Take the same code below for example.

Bad Multi-Threaded Code

# include <stdio.h>
# include <stdlib.h>
# include <pthread.h>
# include <unistd.h>
volatile long int a = 0;
void threadOne(void *arg) {
  int i;
  for (i = 1; i < 500000; i++) {
    a = a + i;
  }
}
void threadTwo(void *arg) {
  int i;
  for (i = 500000; i <= 1000000; i++) {
    a = a + i;
  }
}
int main (int argc, char **argv) {
  pthread_t one, two;
  int i;
  pthread_create(&one, NULL, (void*)&threadOne, NULL);
  pthread_create(&two, NULL, (void*)&threadTwo, NULL);
  pthread_join(one, NULL);
  pthread_join(two, NULL);
  printf("%ld\n", a);
}

All this program does is add up all of the numbers from 1 to 190009000. But the catch is that it does it using two threads of execution. So one thread will add up the numbers from 1 to 500,000 and the other from 500,000 to 1,000,000.

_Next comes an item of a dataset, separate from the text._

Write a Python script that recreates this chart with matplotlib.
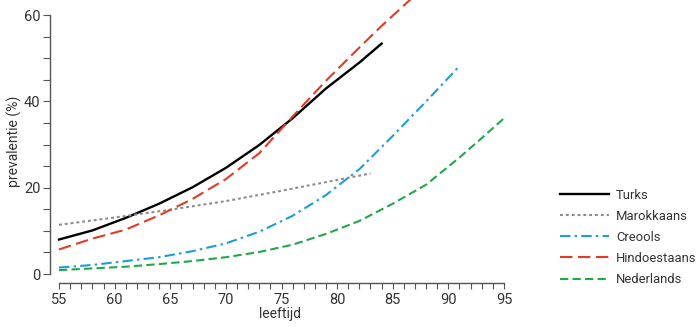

Let's run this code multiple times and observe.

Run #1 Output - 370752617319
Run #2 Output - 336751282108
Run #3 Output - 250846382315
Run #4 Output - 314774608001

Hmmm… why do we get different answers every time we run this code? In theory, we should get the right answer in half the amount when compared to using a single thread.

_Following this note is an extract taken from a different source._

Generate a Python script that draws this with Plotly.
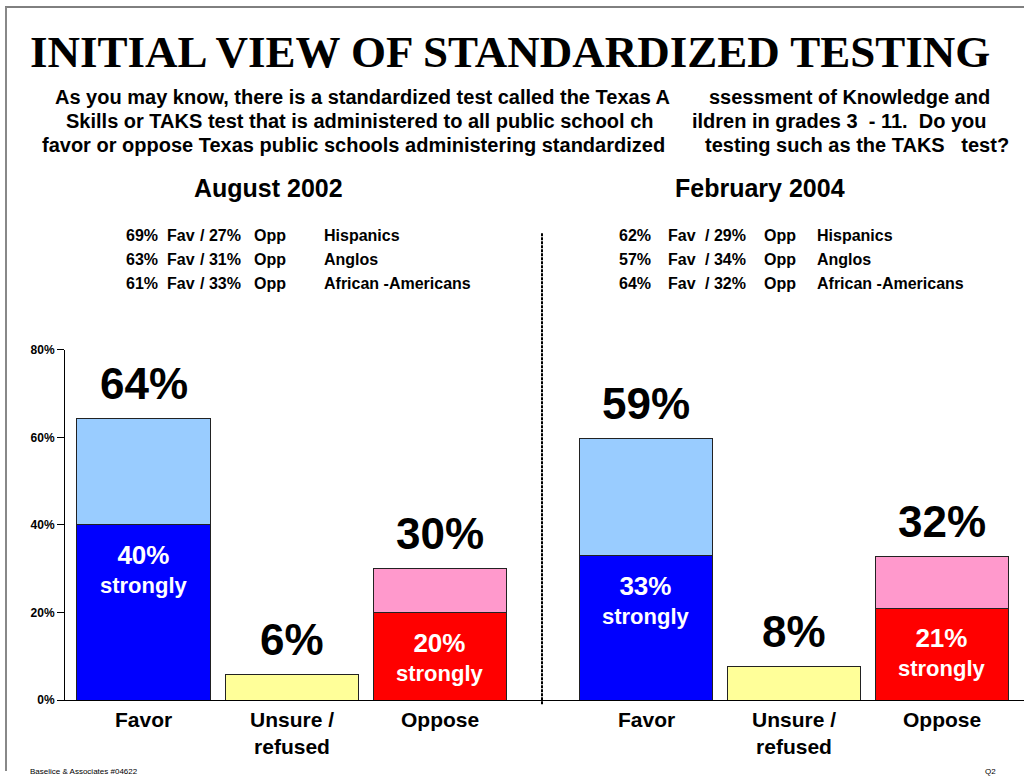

Here is another program that does the same thing but uses only one thread.

Single Thread

# include <stdio.h>
# include <stdlib.h>
# include <unistd.h>
volatile long int a;
int main (int argc, char **argv) {
  int i;
  a = 0;
  for (i = 1; i <= 1000000; i++) {
    a = a + i;
  } 
  printf("%ld\n", a);
}

As expected we get the same value every time. So what is the multithreaded program doing that makes it produce different incorrect answers?

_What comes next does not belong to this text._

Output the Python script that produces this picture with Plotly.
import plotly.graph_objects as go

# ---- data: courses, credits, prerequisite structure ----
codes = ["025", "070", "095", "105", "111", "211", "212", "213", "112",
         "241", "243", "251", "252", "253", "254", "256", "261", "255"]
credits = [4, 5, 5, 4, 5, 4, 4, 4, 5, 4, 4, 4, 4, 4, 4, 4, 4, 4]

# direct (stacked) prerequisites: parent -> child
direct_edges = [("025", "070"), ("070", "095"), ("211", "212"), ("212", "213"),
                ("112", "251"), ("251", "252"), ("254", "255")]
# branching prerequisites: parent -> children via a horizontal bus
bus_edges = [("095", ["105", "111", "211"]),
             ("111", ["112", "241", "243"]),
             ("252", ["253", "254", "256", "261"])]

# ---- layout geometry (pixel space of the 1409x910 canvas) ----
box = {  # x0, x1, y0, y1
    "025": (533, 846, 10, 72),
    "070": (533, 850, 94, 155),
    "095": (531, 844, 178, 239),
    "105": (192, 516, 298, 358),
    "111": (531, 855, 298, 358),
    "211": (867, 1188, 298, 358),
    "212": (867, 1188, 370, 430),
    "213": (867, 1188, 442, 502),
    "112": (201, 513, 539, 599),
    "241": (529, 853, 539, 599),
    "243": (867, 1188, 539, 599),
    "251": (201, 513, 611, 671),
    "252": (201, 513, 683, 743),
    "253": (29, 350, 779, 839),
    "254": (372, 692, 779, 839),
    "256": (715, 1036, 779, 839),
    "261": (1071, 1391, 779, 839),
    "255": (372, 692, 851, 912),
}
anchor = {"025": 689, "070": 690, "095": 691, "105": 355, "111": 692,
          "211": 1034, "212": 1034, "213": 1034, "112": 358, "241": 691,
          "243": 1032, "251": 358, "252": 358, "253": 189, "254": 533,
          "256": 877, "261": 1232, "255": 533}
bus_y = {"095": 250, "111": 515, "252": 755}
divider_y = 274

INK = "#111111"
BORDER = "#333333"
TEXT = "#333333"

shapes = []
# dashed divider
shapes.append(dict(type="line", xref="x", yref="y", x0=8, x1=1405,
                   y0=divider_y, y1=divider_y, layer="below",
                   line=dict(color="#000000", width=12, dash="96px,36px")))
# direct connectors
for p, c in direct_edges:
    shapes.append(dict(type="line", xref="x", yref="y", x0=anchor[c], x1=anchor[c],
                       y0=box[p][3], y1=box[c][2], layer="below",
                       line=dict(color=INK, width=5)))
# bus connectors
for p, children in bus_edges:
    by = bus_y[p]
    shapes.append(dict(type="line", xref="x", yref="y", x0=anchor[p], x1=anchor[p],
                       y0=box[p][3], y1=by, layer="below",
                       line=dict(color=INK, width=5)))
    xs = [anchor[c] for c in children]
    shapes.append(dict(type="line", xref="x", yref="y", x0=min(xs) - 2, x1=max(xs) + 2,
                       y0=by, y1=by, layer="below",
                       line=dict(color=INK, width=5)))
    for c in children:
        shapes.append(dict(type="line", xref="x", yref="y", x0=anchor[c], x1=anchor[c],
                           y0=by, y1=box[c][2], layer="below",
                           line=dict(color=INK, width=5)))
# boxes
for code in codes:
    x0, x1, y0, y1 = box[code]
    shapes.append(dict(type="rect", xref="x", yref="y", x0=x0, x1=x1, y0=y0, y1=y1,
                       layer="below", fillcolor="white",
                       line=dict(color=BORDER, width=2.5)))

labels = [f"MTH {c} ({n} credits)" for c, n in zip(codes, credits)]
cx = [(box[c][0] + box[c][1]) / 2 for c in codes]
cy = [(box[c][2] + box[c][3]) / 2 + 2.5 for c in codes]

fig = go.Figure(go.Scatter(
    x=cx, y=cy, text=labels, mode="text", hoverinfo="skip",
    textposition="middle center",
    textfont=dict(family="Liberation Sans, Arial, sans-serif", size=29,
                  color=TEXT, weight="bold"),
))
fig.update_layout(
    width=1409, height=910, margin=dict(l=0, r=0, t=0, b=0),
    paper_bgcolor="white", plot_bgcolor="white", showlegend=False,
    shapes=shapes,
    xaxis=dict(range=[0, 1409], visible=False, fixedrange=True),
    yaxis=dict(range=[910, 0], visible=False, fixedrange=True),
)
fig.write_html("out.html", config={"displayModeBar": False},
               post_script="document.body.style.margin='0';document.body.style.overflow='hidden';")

Each thread loads the variable A from memory, makes a local copy, adds a value to it, and then stores it back into A. The issue is that both threads are using the global variable A to add up their numbers but they aren't they aren't working in sync. They could both load variable A at the same time add a value to it then store it back into A. Depending on which one stores the value back to A first, one update will be overwritten by the other.

The solution to this issue would be to synchronize these two threads so that they don't try to operate/access A at the same time. One way to do this would be to use a mutex (mutual exclusion). You can use tokens as an analogy. Let's say that now each thread can only access A if it has the token. This means that if thread one has the token and is working with A, then thread two can not access A and is forced to wait until thread one releases the token.

Let's look at some code

Better but still bad Multi-Threaded Code

# include <stdio.h>
# include <stdlib.h>
# include <pthread.h>
# include <unistd.h>
pthread_mutex_t a_mutex = PTHREAD_MUTEX_INITIALIZER;
volatile long int a = 0;
void threadOne(void *arg) {
  int i;
for (i = 1; i < 500000; i++) {
    pthread_mutex_lock(&a_mutex);
    a = a + i;
    pthread_mutex_unlock(&a_mutex);
  }
}
void threadTwo(void *arg) {
  int i;
  for (i = 500000; i <= 1000000; i++) {
    pthread_mutex_lock(&a_mutex);
    a = a + i;
    pthread_mutex_unlock(&a_mutex);
  } 
}
int main (int argc, char **argv) {
  pthread_t one, two;
  int i;
  pthread_create(&one, NULL, (void*)&threadOne, NULL);
  pthread_create(&two, NULL, (void*)&threadTwo, NULL);
  pthread_join(one, NULL);
  pthread_join(two, NULL);
  printf("%ld\n", a);
}
Run #1 Output - 500000500000
Run #2 Output - 500000500000
Run #3 Output - 500000500000
Run #4 Output - 500000500000

You can see that there are some new lines that lock and unlock the resource from being accessed. Now we get the correct output! But there is still a problem since using threads this way is pointless. It's pointless because while thread one is working with A thread two is forced to wait until thread one releases the resource. In theory this is as slow as using a single thread.

Time to fix it!

Advantage

Good Multi-Threaded Code

# include <stdio.h>
# include <stdlib.h>
# include <pthread.h>
# include <unistd.h>
pthread_mutex_t a_mutex = PTHREAD_MUTEX_INITIALIZER;
volatile long int a = 0;
void threadOne(void *arg) {
  int i;
  long int localA = 0;
  for (i = 1; i < 500000; i++) {
    localA = localA + i;
  }
  pthread_mutex_lock(&a_mutex);
  a = a + localA;
  pthread_mutex_unlock(&a_mutex);
}
void threadTwo(void *arg) {
  int i;
  long int localA = 0;
  for (i = 500000; i <= 1000000; i++) {
    localA = localA + i;
  }
  pthread_mutex_lock(&a_mutex);
  a = a + localA;
  pthread_mutex_unlock(&a_mutex);
}
int main (int argc, char **argv) {
  pthread_t one, two;
  int i;
  pthread_create(&one, NULL, (void*)&threadOne, NULL);
  pthread_create(&two, NULL, (void*)&threadTwo, NULL);
  pthread_join(one, NULL);
  pthread_join(two, NULL);
  printf("%ld\n", a);
}

In this code we are using a local variable called localA in each function. We do this so that thread one will add numbers from 1 to 500,000 to its own localA and at the same time thread two is adding numbers from 500,000 to 1,000,000 to its own localA. After one thread is done adding it will lock A, update it, then unlock it so the next thread can use it. So now we have significantly reduced the time one thread waits on the other. In theory this should run twice as fast as opposed to using a single thread.